Un estado con sus tres niveles de poder que ya no pudo garantizar la seguridad de nadie, ni de las personas, ni de los bienes, ni de los patrimonios que se apuestan en la industria y el comercio, que según reza la Constitución son actividades a las que nos podemos dedicar libremente cuando son lícitas.
Un Estado invisible no porque actúe de manera tersa, sutil y efectivamente; no, invisible porque ya no existe, porque prácticamente hemos llegado a aquel estado que una insipiente ciencia política denominó estado de naturaleza en el que la guerra de todos contra todos era la normalidad. La realidad es que los gobiernos están sordos y ciegos y no ven y escuchan el grito de Ascensión contra la Policía Federal y el Ejército que en el hartazgo les espetó: “lárguense corruptos”.
La selva. Selva como la que tenemos aquí; en la tierra donde la vida se abarató y dejo de ser un valor supremo y digno y la anomia ha llegado al extremo de que cualquiera secuestra, viola, extorsiona, aterroriza y se aprovecha del río revuelto para hacer de la venganza privada la mejor vía para saldar cuentas, y de manera frecuente con pérdidas de vidas humanas.
Es una anomia que va de la pertinaz desobediencia al semáforo a los delitos más graves que hacen del crimen organizado, la corrupción, la impunidad, el narcotráfico, robo de vehículos, el lavado de dinero y el tráfico de armas cosa de la cotidianidad que si no frenamos ahora —me resisto a creer que ya es demasiado tarde— terminará por destruir a la república y a sus endebles instituciones. Todo esto nos lo vino a mostrar de golpe el sacrificio de Luis Carlos Santiago Orozco.
Todos estos crímenes los enfatizó la muerte de Santiago Orozco y hacen que en Chihuahua hasta las piedras griten, aunque organizadamente la sociedad no se haya puesto de pie como correspondería a la circunstancia demandante de revertebrar un nuevo Estado que encare efectiva y eficazmente tan aciago momento, inédito en nuestra historia.
El joven mártir hizo de su sangre el vehículo para que se escuchara en toda la república un dolor que nos golpea, un gran mal que nos amenaza con la disolución, y un desempeño y grito desesperado del mismo medio de comunicación en el que trabajó Santiago Orozco y que merecerá de mi parte, más temprano que tarde, un pronunciamiento puntual.
Puedo decir: aquí están los hechos, aquí esta el pasado que convirtió a un hombre mártir —vida en botón— en una rosa roja imperecedera a la vera del camino y que nunca se olvidará por el compromiso al que nos conduce. Pero con más énfasis tenemos que decir que el Estado fracasó, que está colapsado, que no se ve en el horizonte alternativa alguna así estemos a la puerta de otra administración estatal.

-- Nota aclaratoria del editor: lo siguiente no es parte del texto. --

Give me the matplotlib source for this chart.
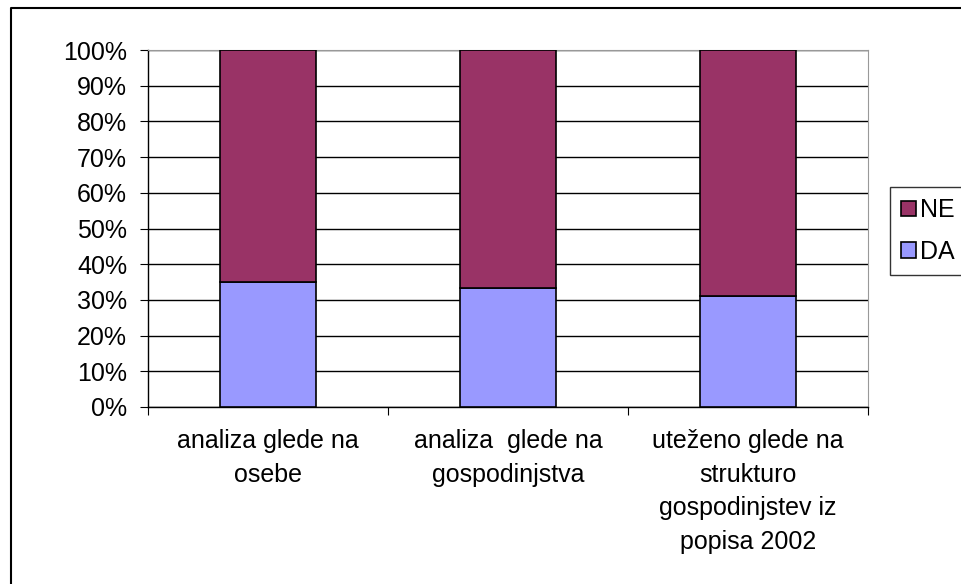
import matplotlib.pyplot as plt
from matplotlib.lines import Line2D
import numpy as np

plt.rcParams['font.family'] = ['Liberation Sans', 'DejaVu Sans']

categories = ['analiza glede na\nosebe', 'analiza  glede na\ngospodinjstva',
              'uteženo glede na\nstrukturo\ngospodinjstev iz\npopisa 2002']
da = [35.0, 33.3, 31.1]
ne = [100 - v for v in da]

fig = plt.figure(figsize=(9.61, 5.84), dpi=100)
# outer chart frame (only left and top edges visible)
fig.lines.append(Line2D([10.5 / 961, 10.5 / 961, 1], [0, 1 - 7.5 / 584, 1 - 7.5 / 584],
                        transform=fig.transFigure, color='black', linewidth=1.5))
ax = fig.add_axes([148 / 961, 177 / 584, 720 / 961, 357 / 584])

x = np.arange(len(categories))
ax.bar(x, da, width=0.4, color='#9999FF', edgecolor='black', linewidth=1.2, label='DA', zorder=3)
ax.bar(x, ne, bottom=da, width=0.4, color='#993366', edgecolor='black', linewidth=1.2, label='NE', zorder=3)

ax.set_xlim(-0.5, 2.5)
ax.set_ylim(0, 100)
ax.set_yticks(np.arange(0, 101, 10))
ax.set_yticklabels([f'{v}%' for v in range(0, 101, 10)], fontsize=18)
ax.yaxis.grid(True, color='black', linewidth=1)
ax.set_axisbelow(True)

ax.set_xticks([-0.5, 0.5, 1.5, 2.5])
ax.set_xticklabels([])
ax.set_xticks(x, minor=True)
ax.set_xticklabels(categories, minor=True, fontsize=18, linespacing=1.5)
ax.tick_params(axis='x', which='minor', length=0, pad=16)
ax.tick_params(axis='both', which='major', length=6, direction='out')
ax.tick_params(axis='y', which='major', pad=9)

for s in ['top', 'right']:
    ax.spines[s].set_color('#999999')
ax.spines['left'].set_linewidth(1)
ax.spines['bottom'].set_linewidth(1)

h, l = ax.get_legend_handles_labels()
leg = fig.legend(h[::-1], l[::-1], loc='center left', bbox_to_anchor=(890 / 961, (584 - 231) / 584),
                 fontsize=18, frameon=True, fancybox=False, edgecolor='black',
                 handlelength=0.6, handleheight=0.6, handletextpad=0.15, borderpad=0.45,
                 labelspacing=0.7, borderaxespad=0)
leg.get_frame().set_linewidth(1)

plt.savefig('out.png', dpi=100)
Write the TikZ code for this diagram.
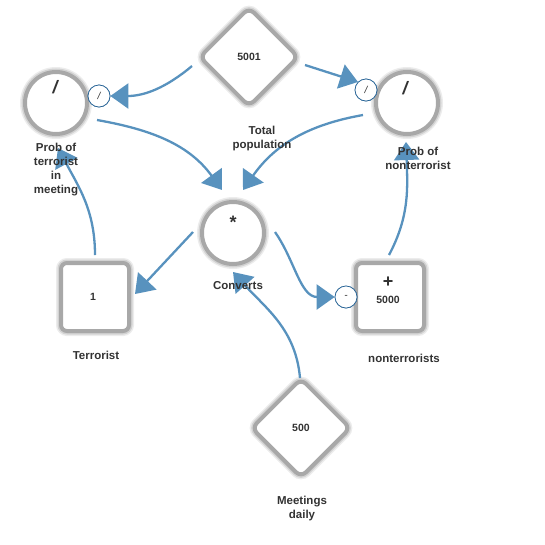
\documentclass[tikz,border=0pt]{standalone}
\usepackage{fontspec}
\setmainfont{Liberation Sans}
\usetikzlibrary{shapes.geometric,arrows.meta}
\definecolor{flowblue}{RGB}{88,146,190}
\definecolor{ringblue}{RGB}{40,100,150}
\definecolor{ink}{RGB}{50,50,50}
\tikzset{
  haze/.style={preaction={draw=gray!15,line width=10pt},
               preaction={draw=gray!35,line width=7pt},
               draw=gray!68,line width=4pt,fill=white},
  stock/.style={haze,rectangle,rounded corners=6pt,minimum size=68pt,inner sep=0pt},
  conv/.style={haze,circle,minimum size=62pt,inner sep=0pt},
  param/.style={haze,diamond,aspect=1,minimum size=100pt,rounded corners=7pt,inner sep=0pt},
  badge/.style={circle,draw=ringblue,line width=0.7pt,fill=white,minimum size=22pt,inner sep=0pt,
                font=\fontsize{10}{10}\selectfont\itshape,text=ink},
  caption/.style={align=center,font=\bfseries\fontsize{11.5}{14}\selectfont,text=ink},
  sym/.style={font=\bfseries\fontsize{18}{18}\selectfont,text=ink},
  val/.style={font=\bfseries\fontsize{10.5}{12}\selectfont,text=ink},
  flow/.style={draw=flowblue,line width=2.3pt,
               -{Triangle[length=18pt,width=25pt]}},
}
\begin{document}
\begin{tikzpicture}[x=1pt,y=-1pt]
\useasboundingbox (0,0) rectangle (545,544);

% parameters
\node[param] (pop) at (249,57) {};
\node[val] (popv) at (249,57) {5001};
\node[param] (meet) at (301,428) {};
\node[val] (meetv) at (301,428) {500};

% converters
\node[conv] (pt) at (56,103) {};
\node[sym] (ptv) at (55,87) {\itshape /};
\node[conv] (pn) at (407,103) {};
\node[sym] (pnv) at (405,88) {\itshape /};
\node[conv] (cv) at (233,233) {};
\node[sym] (cvv) at (233,222) {*};

% stocks
\node[stock] (ter) at (95,297) {};
\node[val] (terv) at (93,297) {1};
\node[stock] (non) at (390,297) {};
\node[sym] (nonp) at (388,282) {+};
\node[val] (nonv) at (388,300) {5000};

% badges on the connectors
\node[badge] (b1) at (99,96) {/};
\node[badge] (b2) at (366,90) {/};
\node[badge] (b3) at (346,297) {-};

% connectors
\draw[flow] ([shift={(-57,9)}]pop.center) to[out=-140,in=0] (b1.east);
\draw[flow] ([shift={(56,8)}]pop.center) -- (b2.north west);
\draw[flow] ([shift={(41,17)}]pt.center) to[out=-10,in=126] ([shift={(-11,-43)}]cv.center);
\draw[flow] ([shift={(-44,12)}]pn.center) to[out=190,in=55] ([shift={(10,-43)}]cv.center);
\draw[flow] ([shift={(-40,-1)}]cv.center) -- ([shift={(40,-3)}]ter.center);
\draw[flow] ([shift={(42,-1)}]cv.center) to[out=-55,in=180] (b3.west);
\draw[flow] ([shift={(0,-42)}]ter.center) to[out=90,in=-62] ([shift={(2,45)}]pt.center);
\draw[flow] ([shift={(-1,-42)}]non.center) to[out=62,in=-88] ([shift={(-1,39)}]pn.center);
\draw[flow] ([shift={(-1,-50)}]meet.center) to[out=95,in=-48] ([shift={(0,39)}]cv.center);

% keep the badges above the connector lines
\node[badge] at (b1) {/};
\node[badge] at (b2) {/};
\node[badge] at (b3) {-};

% captions
\node[caption] (popl) at (262,139) {Total\\population};
\node[caption] (meetl) at (302,509) {Meetings\\daily};
\node[caption] (ptl) at (56,170) {Prob of\\terrorist\\in\\meeting};
\node[caption] (pnl) at (418,158) {Prob of\\nonterrorist};
\node[caption] (cvl) at (238,286) {Converts};
\node[caption] (terl) at (96,355) {Terrorist};
\node[caption] (nonl) at (404,358) {nonterrorists};
\end{tikzpicture}
\end{document}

Entendámoslo: la tarea o la emprendemos todos a través de un compromiso histórico de resurgimiento nacional, o todos más temprano que tarde pereceremos, aun estando vivos, en este inmenso molino de carne en que se ha convertido nuestra república por estar sumidos en pugnas estériles por sus oligarcas miopes, que siguen con su “estúpido desdén” por los pobres del que algún día habló el educador Gabino Barreda y pésimos políticos y gobernantes, sin la estatura que exige el presente.
La República reclama certidumbre, si no se la da la sociedad, sus ciudadanos, su noble pueblo, nadie se la va a otorgar. Que podemos escucharnos lo demuestra la sesión solemne del Congreso de la Unión donde habló con talento y vigor el Doctor José Narro Robles al cumplir cien años la UNAM.
Este crimen nos ha cimbrado a todos, que la cotidianidad no lo convierta en un asunto confinado al libro de defunciones del registro civil.
Recuerdo a Gilberto Owen y me resisto a pensar que se ha apagado otra vez la luz. Es el legado que nos deja nuestro reciente mártir.